Major mews outlets have resumed efforts to pressure President Donald Trump to pull back from trying to negotiate a deal with Pyongyang. In their latest salvo last week, The New York Times and CNN completely misrepresented the findings of a  recent study of satellite photos  of a North Korean missile base as evidence of bad faith and “deception” in talks with the United States.
A New York Times article bore the sensational headline, “In North Korea, Missile Bases Suggest a Great Deception.” In a breathless tone, the writers, David E. Sanger and William J. Broad, declared that the satellite images “suggest that North Korea has been engaging in a great deception,” because it had offered to dismantle a major launching site while “continuing to make improvements at more than a dozen others that would bolster launches of conventional and nuclear warheads.”

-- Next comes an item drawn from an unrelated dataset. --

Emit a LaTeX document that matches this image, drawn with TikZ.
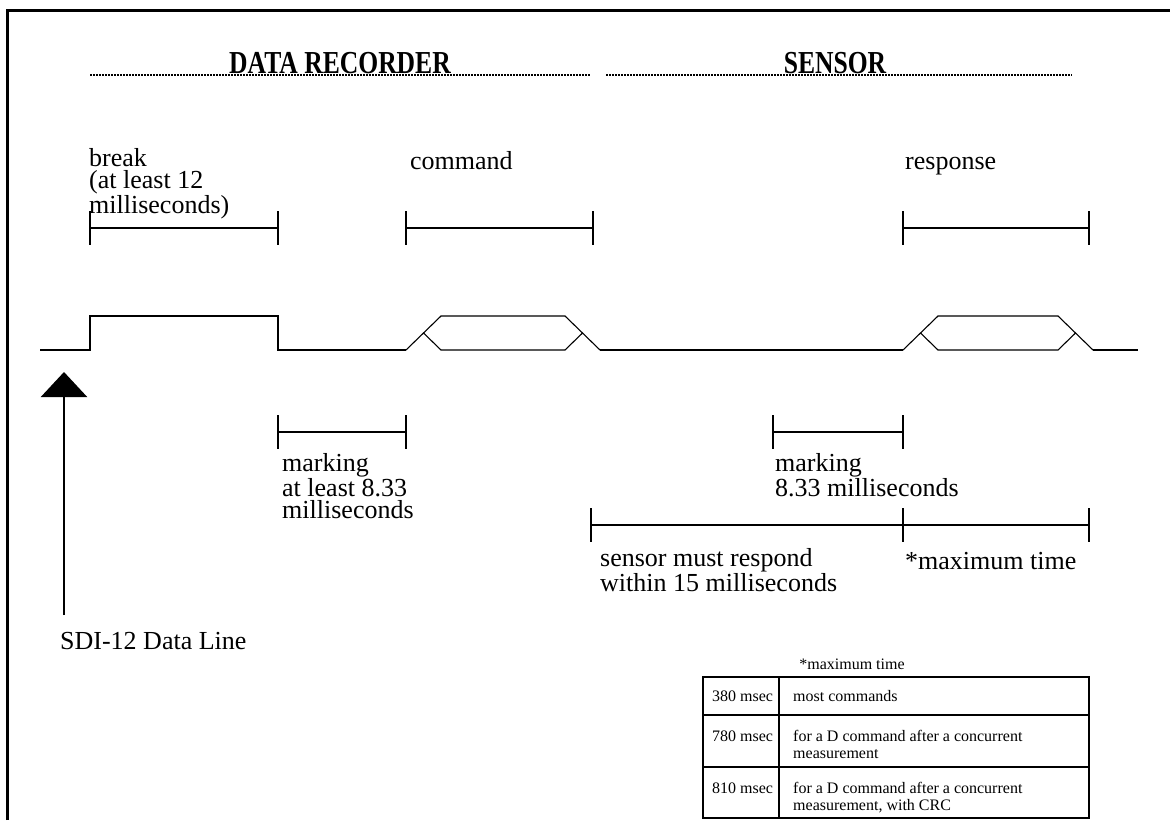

If such improvements had been made during the U. S.-North Korean exchanges, they have might well merit official and public attention—if they have given North Korea new capabilities for threatening the United States or its allies, as Sanger and Broad suggested. But a review of the study of the satellite images of the base reveals that it does not describe any such improvements as claimed by the Times. On the contrary, the study says the satellite images “show minor infrastructure changes to the base that are consistent with what is often seen at remote KPA {Korean People’s Army] bases of all types.”
Furthermore, according to the study issued by Washington’s Center for Strategic and International Studies (CSIS), those same minor infrastructure changes had been observed at a number of similar missile bases, along with training and operational readiness improvements that the authors presume have existed ever since the reorganization of the Strategic Rocket Command into the Strategic Force in 2013.
In short, there were no “improvements that would bolster launches of conventional and nuclear warheads” that could be cited as evidence of an effort by North Korean Chairman Kim Jong Un to deceive Trump. Sanger and Broad either a) did not actually read the study of the satellite images on which they were supposedly basing their accusation or b) were deliberately deceiving their readers.
Further obfuscating the issue, Sanger and Broad argued that the failure of North Korea to “acknowledge” those missile bases “contradicts Mr. Trump’s assertion that his landmark diplomacy is leading to the eliminating of a nuclear and missile program that the North had warned could devastate the United States.